◆ Task statement: Write out the entries below once more, exactly, with the pictures left out.
— START OF Rows —
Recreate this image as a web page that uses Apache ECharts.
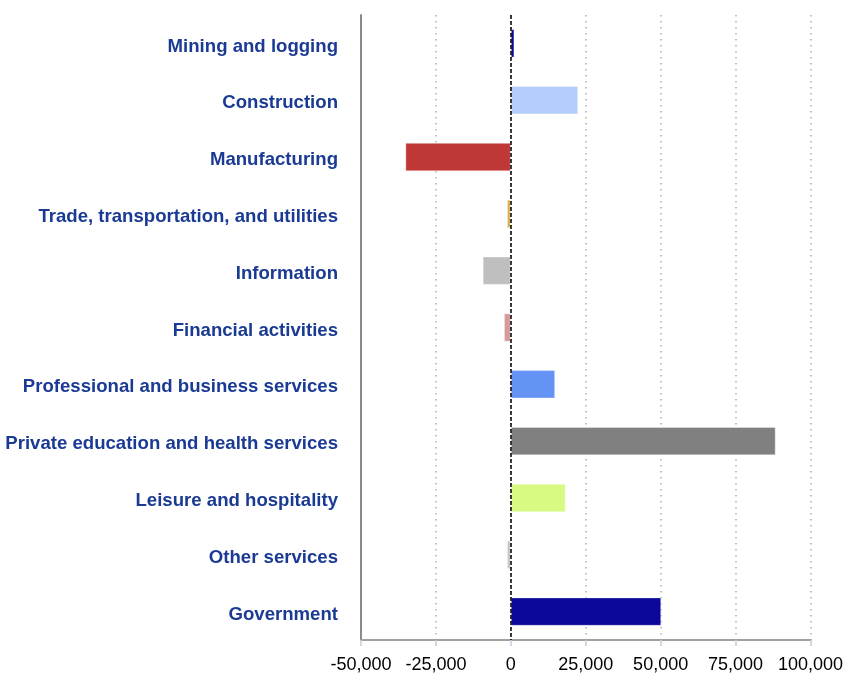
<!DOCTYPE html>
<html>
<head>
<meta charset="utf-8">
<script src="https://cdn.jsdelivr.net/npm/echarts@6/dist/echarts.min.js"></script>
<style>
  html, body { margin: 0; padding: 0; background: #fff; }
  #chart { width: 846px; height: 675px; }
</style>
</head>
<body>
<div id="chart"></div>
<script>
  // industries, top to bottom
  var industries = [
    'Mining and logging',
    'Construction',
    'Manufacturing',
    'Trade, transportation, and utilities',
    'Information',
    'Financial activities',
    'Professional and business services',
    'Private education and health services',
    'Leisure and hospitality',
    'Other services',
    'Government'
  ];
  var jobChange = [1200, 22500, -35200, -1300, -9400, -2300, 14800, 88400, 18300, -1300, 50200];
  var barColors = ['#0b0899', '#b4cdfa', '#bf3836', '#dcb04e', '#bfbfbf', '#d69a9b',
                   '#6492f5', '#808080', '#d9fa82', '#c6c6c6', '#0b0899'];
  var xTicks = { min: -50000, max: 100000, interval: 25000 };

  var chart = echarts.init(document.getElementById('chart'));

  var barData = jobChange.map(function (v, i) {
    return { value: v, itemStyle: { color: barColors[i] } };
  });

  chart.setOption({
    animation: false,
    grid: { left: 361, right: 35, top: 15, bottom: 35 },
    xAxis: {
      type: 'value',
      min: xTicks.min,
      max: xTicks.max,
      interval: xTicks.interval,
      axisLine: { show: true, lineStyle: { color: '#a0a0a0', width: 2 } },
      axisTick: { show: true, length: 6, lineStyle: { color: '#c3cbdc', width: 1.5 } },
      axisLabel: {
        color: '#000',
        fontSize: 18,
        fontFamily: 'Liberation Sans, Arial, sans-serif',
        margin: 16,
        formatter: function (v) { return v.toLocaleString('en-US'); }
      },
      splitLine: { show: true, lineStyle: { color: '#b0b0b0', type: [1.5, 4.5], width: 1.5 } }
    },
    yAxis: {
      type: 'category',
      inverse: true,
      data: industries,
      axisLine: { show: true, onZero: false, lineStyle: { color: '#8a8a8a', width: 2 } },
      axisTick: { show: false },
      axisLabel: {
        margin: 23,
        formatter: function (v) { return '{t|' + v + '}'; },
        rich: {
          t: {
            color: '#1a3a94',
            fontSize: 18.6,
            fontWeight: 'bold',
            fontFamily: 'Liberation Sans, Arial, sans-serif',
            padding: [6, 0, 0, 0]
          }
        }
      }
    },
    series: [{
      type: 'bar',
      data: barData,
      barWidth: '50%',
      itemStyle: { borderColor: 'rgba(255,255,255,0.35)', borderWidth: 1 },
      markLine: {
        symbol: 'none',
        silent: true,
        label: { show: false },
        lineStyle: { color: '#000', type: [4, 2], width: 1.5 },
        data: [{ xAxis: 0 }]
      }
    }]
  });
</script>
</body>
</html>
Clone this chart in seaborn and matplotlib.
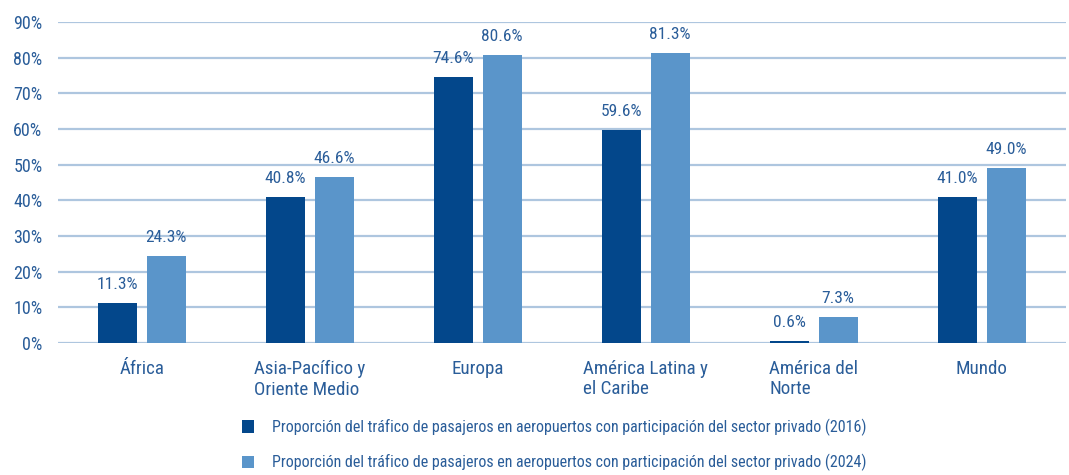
— END OF Rows —
◆ Output:
Recreate this image as a web page that uses Apache ECharts.
<!DOCTYPE html>
<html>
<head>
<meta charset="utf-8">
<script src="https://cdn.jsdelivr.net/npm/echarts@6/dist/echarts.min.js"></script>
<style>
  html, body { margin: 0; padding: 0; background: #fff; }
  #chart { width: 846px; height: 675px; }
</style>
</head>
<body>
<div id="chart"></div>
<script>
  // industries, top to bottom
  var industries = [
    'Mining and logging',
    'Construction',
    'Manufacturing',
    'Trade, transportation, and utilities',
    'Information',
    'Financial activities',
    'Professional and business services',
    'Private education and health services',
    'Leisure and hospitality',
    'Other services',
    'Government'
  ];
  var jobChange = [1200, 22500, -35200, -1300, -9400, -2300, 14800, 88400, 18300, -1300, 50200];
  var barColors = ['#0b0899', '#b4cdfa', '#bf3836', '#dcb04e', '#bfbfbf', '#d69a9b',
                   '#6492f5', '#808080', '#d9fa82', '#c6c6c6', '#0b0899'];
  var xTicks = { min: -50000, max: 100000, interval: 25000 };

  var chart = echarts.init(document.getElementById('chart'));

  var barData = jobChange.map(function (v, i) {
    return { value: v, itemStyle: { color: barColors[i] } };
  });

  chart.setOption({
    animation: false,
    grid: { left: 361, right: 35, top: 15, bottom: 35 },
    xAxis: {
      type: 'value',
      min: xTicks.min,
      max: xTicks.max,
      interval: xTicks.interval,
      axisLine: { show: true, lineStyle: { color: '#a0a0a0', width: 2 } },
      axisTick: { show: true, length: 6, lineStyle: { color: '#c3cbdc', width: 1.5 } },
      axisLabel: {
        color: '#000',
        fontSize: 18,
        fontFamily: 'Liberation Sans, Arial, sans-serif',
        margin: 16,
        formatter: function (v) { return v.toLocaleString('en-US'); }
      },
      splitLine: { show: true, lineStyle: { color: '#b0b0b0', type: [1.5, 4.5], width: 1.5 } }
    },
    yAxis: {
      type: 'category',
      inverse: true,
      data: industries,
      axisLine: { show: true, onZero: false, lineStyle: { color: '#8a8a8a', width: 2 } },
      axisTick: { show: false },
      axisLabel: {
        margin: 23,
        formatter: function (v) { return '{t|' + v + '}'; },
        rich: {
          t: {
            color: '#1a3a94',
            fontSize: 18.6,
            fontWeight: 'bold',
            fontFamily: 'Liberation Sans, Arial, sans-serif',
            padding: [6, 0, 0, 0]
          }
        }
      }
    },
    series: [{
      type: 'bar',
      data: barData,
      barWidth: '50%',
      itemStyle: { borderColor: 'rgba(255,255,255,0.35)', borderWidth: 1 },
      markLine: {
        symbol: 'none',
        silent: true,
        label: { show: false },
        lineStyle: { color: '#000', type: [4, 2], width: 1.5 },
        data: [{ xAxis: 0 }]
      }
    }]
  });
</script>
</body>
</html>
Clone this chart in seaborn and matplotlib.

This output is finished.